Back in the 1980’s businesses strived to implement decentralisation.  It was a popular mantra espoused by the majority of business consultants at the time. However, by the early ‘90s it was apparent that decentralisation (at least in some contexts) missed many of the opportunities for economises of scale and standardised working practices.

From the early ‘90s, it became apparent that centralising financial processing, particularly across borders, achieved economies of scale with centralised control and greater visibility of such important processes. And the Financial Shared Service Centre (FSSC) was born.

Now over 60% of fortune 500 businesses have shared service structures and this continues to grow. Consolidation of processes requires standardisation, but this standardised approach can prove costly to reintegrate with the wider business where internal or cusomter-facing touch points exist. One such touch point is invoicing.

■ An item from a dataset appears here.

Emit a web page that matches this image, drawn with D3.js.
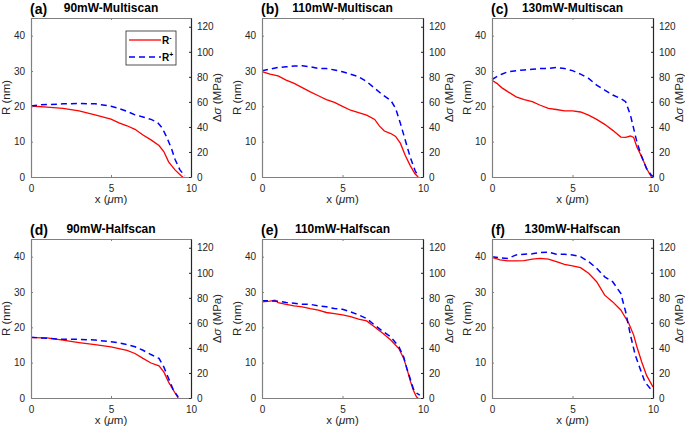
<!DOCTYPE html>
<html><head><meta charset="utf-8">
<script src="https://cdn.jsdelivr.net/npm/d3@7"></script>
<style>body{margin:0;background:#fff;} svg{display:block;font-family:Arial,"Liberation Sans",sans-serif;}</style>
</head><body><svg id="c" width="685" height="429"></svg>
<script>
// ---- data (x in µm, R in nm) ----
const panelLetters = ["(a)","(b)","(c)","(d)","(e)","(f)"];
const panelTitles = ["90mW-Multiscan","110mW-Multiscan","130mW-Multiscan","90mW-Halfscan","110mW-Halfscan","130mW-Halfscan"];
const xTicks = [0,5,10];
const leftTicks = [0,10,20,30,40];
const rightTicks = [0,20,40,60,80,100,120];
const legendLabels = ["-","+"];

const rMinusA = [[0,20.1],[1,19.8],[2,19.4],[3,18.7],[4,17.6],[5,16.4],[5.5,15.3],[6,14.5],[6.5,13.5],[7,11.9],[7.5,10.5],[8,8.9],[8.3,7.2],[8.6,4.3],[9,2],[9.4,0.3],[9.5,0]];
const rPlusA  = [[0,20.1],[0.5,20.4],[1,20.5],[2,20.7],[3,20.8],[4,20.7],[4.5,20.4],[5,20],[5.5,19.4],[6,18.6],[6.5,17.6],[7,17],[7.5,16.3],[7.9,15.5],[8.2,13.9],[8.5,11.1],[8.8,7.8],[9,5],[9.3,2.1],[9.6,0.3]];
const rMinusB = [[0,29.8],[0.5,29.1],[1,28.6],[1.5,27.4],[2,26.5],[2.5,25.3],[3,24.1],[3.5,23],[4,21.9],[4.5,21.1],[5,20],[5.5,18.9],[6,18.2],[6.5,17.5],[7,16.3],[7.3,14.4],[7.6,13],[8,12.3],[8.3,11.5],[8.6,9.5],[8.9,6.1],[9.2,3.3],[9.5,0.9],[9.7,0]];
const rPlusB  = [[0,30.1],[0.5,30.5],[1,31],[1.5,31.2],[2,31.4],[2.5,31.5],[3,31.2],[3.5,30.7],[4,30.7],[4.5,30.3],[5,29.8],[5.5,29.1],[6,28.4],[6.5,27],[7,25.1],[7.5,23.2],[8,21.7],[8.3,19.4],[8.6,15.1],[8.9,10.4],[9.2,5.7],[9.5,1.9],[9.7,0.2]];
const rMinusC = [[0,27.4],[0.3,26.5],[0.6,25.3],[1,24.1],[1.5,22.7],[2,21.9],[2.5,21.3],[3,20.3],[3.5,19.4],[4,19.1],[4.5,18.7],[5,18.7],[5.5,18.4],[6,17.5],[6.5,16.3],[7,14.9],[7.5,13.2],[8,11.3],[8.3,11.2],[8.6,11.6],[8.8,11.2],[9,8.5],[9.3,5.7],[9.6,2.4],[9.9,0]];
const rPlusC  = [[0,27.6],[0.3,28.4],[0.6,29.1],[1,29.8],[1.5,30.1],[2,30.3],[2.5,30.5],[3,30.7],[3.5,30.7],[4,31],[4.5,30.7],[5,30.1],[5.5,29.1],[6,27.9],[6.5,26],[7,24.6],[7.5,23.2],[8,22.2],[8.3,21.3],[8.6,17.5],[8.8,13.7],[9,9.9],[9.3,5.7],[9.6,2.4],[9.9,0.5],[10,0.2]];
const rMinusD = [[0,17.1],[1,17],[2,16.4],[3,15.7],[4,15.1],[5,14.5],[5.5,14],[6,13.5],[6.5,12.6],[7,11.2],[7.5,9.9],[8,9.1],[8.3,7.4],[8.6,4.5],[8.9,2.2],[9.2,0]];
const rPlusD  = [[0,17.2],[1,16.9],[2,16.6],[3,16.6],[4,16.4],[5,15.9],[5.5,15.6],[6,15.1],[6.5,14.5],[7,13.5],[7.5,12.3],[8,11.2],[8.3,8.8],[8.6,5.5],[8.9,2.2],[9.2,0.3]];
const rMinusE = [[0,27.2],[0.5,27.4],[0.8,27.7],[1,27],[1.5,26.5],[2,26.1],[2.5,25.8],[3,25.3],[3.5,24.9],[4,24.2],[4.5,23.9],[5,23.5],[5.5,23],[6,22.3],[6.5,21.8],[7,20.1],[7.5,18.3],[8,16.4],[8.5,14],[8.8,11.2],[9,8.3],[9.2,5],[9.4,2.2],[9.6,0.3],[9.7,0]];
const rPlusE  = [[0,27.5],[0.5,27.5],[1,27.4],[1.5,27],[2,26.8],[2.5,26.5],[3,26.5],[3.5,26.1],[4,25.8],[4.5,25.3],[5,25.1],[5.5,24.4],[6,23.5],[6.5,22.5],[7,20.6],[7.5,18.9],[8,17.3],[8.5,14.5],[8.8,11.6],[9,8.3],[9.2,5.5],[9.4,2.6],[9.6,1.4],[9.8,0.8]];
const rMinusF = [[0,39.8],[0.5,39.1],[1,38.8],[1.5,38.8],[2,38.9],[2.5,39.3],[3,39.5],[3.5,39.3],[4,38.6],[4.5,37.8],[5,37.4],[5.5,36.9],[6,35.3],[6.5,32.9],[7,29.1],[7.5,27.2],[8,24.9],[8.5,21.1],[8.8,17.8],[9,14.5],[9.3,10.2],[9.6,6.4],[10,3.1]];
const rPlusF  = [[0,40],[0.5,39.7],[1,39.5],[1.5,40.5],[2,40.7],[2.5,40.8],[3,41.2],[3.5,41.3],[4,40.7],[4.5,40.7],[5,40.5],[5.5,40],[6,38.6],[6.5,36.7],[7,34.3],[7.5,32.9],[8,29.6],[8.3,24.4],[8.6,17.8],[8.9,12.1],[9.2,8.3],[9.5,4.5],[10,1.7]];

const minusSeries = [rMinusA,rMinusB,rMinusC,rMinusD,rMinusE,rMinusF];
const plusSeries  = [rPlusA,rPlusB,rPlusC,rPlusD,rPlusE,rPlusF];

// ---- layout ----
const colLeft = [31, 262, 492];
const colW = [160, 161, 161];
const rowTop = [18, 239];
const plotH = 159;

const svg = d3.select("#c");
const grayAx = "#808080", darkAx = "#262626", txt = "#262626";

for (let i = 0; i < 6; i++) {
  const c = i % 3, r = Math.floor(i / 3);
  const L = colLeft[c], T = rowTop[r], W = colW[c], H = plotH;
  const g = svg.append("g").attr("transform", `translate(${L},${T})`);
  const x = d3.scaleLinear().domain([0,10]).range([0,W]);
  const yL = d3.scaleLinear().domain([0,45]).range([H,0]);
  const yR = d3.scaleLinear().domain([0,127]).range([H,0]);

  // lines
  const line = d3.line().x(d => x(d[0])).y(d => yL(d[1]));
  g.append("path").datum(minusSeries[i]).attr("d", line)
    .attr("fill","none").attr("stroke","#ff0000").attr("stroke-width",1.3);
  g.append("path").datum(plusSeries[i]).attr("d", line)
    .attr("fill","none").attr("stroke","#0000ff").attr("stroke-width",1.5)
    .attr("stroke-dasharray","6,4");

  // axes
  const ax = d3.axisBottom(x).tickValues(xTicks).tickSizeInner(-2).tickSizeOuter(0).tickPadding(8);
  const axT = d3.axisTop(x).tickValues(xTicks).tickSizeInner(-2).tickSizeOuter(0).tickFormat("");
  const ayL = d3.axisLeft(yL).tickValues(leftTicks).tickSizeInner(-2).tickSizeOuter(0).tickPadding(6);
  const ayR = d3.axisRight(yR).tickValues(rightTicks).tickSizeInner(-2).tickSizeOuter(0).tickPadding(6);

  const gx = g.append("g").attr("transform",`translate(0,${H})`).call(ax);
  const gt = g.append("g").call(axT);
  const gl = g.append("g").call(ayL);
  const gr = g.append("g").attr("transform",`translate(${W},0)`).call(ayR);
  [gx,gt,gl].forEach(a => { a.select(".domain").attr("stroke",grayAx).attr("stroke-width",1.2); a.selectAll(".tick line").attr("stroke",grayAx); });
  gr.select(".domain").attr("stroke",darkAx).attr("stroke-width",1.2);
  gr.selectAll(".tick line").attr("stroke",darkAx);
  [gx,gl,gr].forEach(a => a.selectAll(".tick text").attr("fill",txt).style("font-size","10px").style("font-family","Arial, 'Liberation Sans', sans-serif"));

  // labels
  const lblFont = "11.5px";
  g.append("text").attr("x", W/2).attr("y", H + 26).attr("text-anchor","middle")
    .attr("fill",txt).style("font-size",lblFont)
    .html("x (<tspan font-style='italic'>μ</tspan>m)");
  g.append("text").attr("transform",`translate(-21,${H/2}) rotate(-90)`).attr("text-anchor","middle")
    .attr("fill",txt).style("font-size",lblFont).text("R (nm)");
  g.append("text").attr("transform",`translate(${W+30},${H/2}) rotate(-90)`).attr("text-anchor","middle")
    .attr("fill",txt).style("font-size",lblFont)
    .html("Δ<tspan font-style='italic'>σ</tspan> (MPa)");

  // titles
  g.append("text").attr("x",-1).attr("y",-4).attr("fill","#000")
    .style("font-size","14px").style("font-weight","bold").text(panelLetters[i]);
  g.append("text").attr("x",W/2).attr("y",-6).attr("text-anchor","middle").attr("fill","#000")
    .style("font-size","12px").style("font-weight","bold").text(panelTitles[i]);

  // legend on (a)
  if (i === 0) {
    const lg = g.append("g").attr("transform","translate(95,13)");
    lg.append("rect").attr("width",50).attr("height",34).attr("fill","#fff")
      .attr("stroke",darkAx).attr("stroke-width",0.8);
    const styles = [{c:"#ff0000",d:null},{c:"#0000ff",d:"6,4"}];
    legendLabels.forEach((s,k) => {
      const yy = 9 + k*17;
      const ln = lg.append("line").attr("x1",3).attr("x2",35).attr("y1",yy).attr("y2",yy)
        .attr("stroke",styles[k].c).attr("stroke-width",1.3);
      if (styles[k].d) ln.attr("stroke-dasharray",styles[k].d);
      const t = lg.append("text").attr("x",36).attr("y",yy+4).attr("fill","#000")
        .style("font-size","10px").style("font-weight","bold");
      t.append("tspan").text("R");
      t.append("tspan").attr("dy",-4).style("font-size","7px").text(s);
    });
  }
}
</script></body></html>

The paradigm of e-invoicing pairs well with that of the shared service centre, both offering significant efficiency gains and a more centralised, visible process.  In particular, the function of e-invoicing can help take a singular, standardised invoicing feed from financial systems and create the rich variety of invoice formats and template-driven layouts required across the breadth of recipients.

FSSCs are typically international in character, supporting offices across the globe.  This often means a multilingual workforce, and the requirement to share access to information in different languages.  Centralising invoices electronically affords the necessary flexibility in access and control expected from an FSCC.  Furthermore, in an electronic environment, discrete tiers of access can be established, allowing multiple user roles access to different groups of the same data – e.g. country or brand-specific invoicing data within a multi-brand group.

When first conceived, the focus of shared service centres (SSCs) was primarily to achieve economies of scale through the centralisation of (paper-based) transactional document creation and processing (of which invoices were a key component).

These days, the emphasis is on alignment of administrative processes and the potential for headcount reduction through process improvement initiatives.  In some cases reductions in staff costs of upto 35% have been achieved.  The reduction of print and paper invoicing supports this increase in efficiency further, enabling fewer credit control staff to achieve far more in the same time.

Financial Shared Service Centres are an important part of any global business’s drive for financial efficiency, and e-invoicing forms an essential component in their makeup.  Without e-invoicing, an FSSC may be creating efficiencies in many areas and yet struggling to realise the impact of this due to the bottleneck in manual invoicing processes.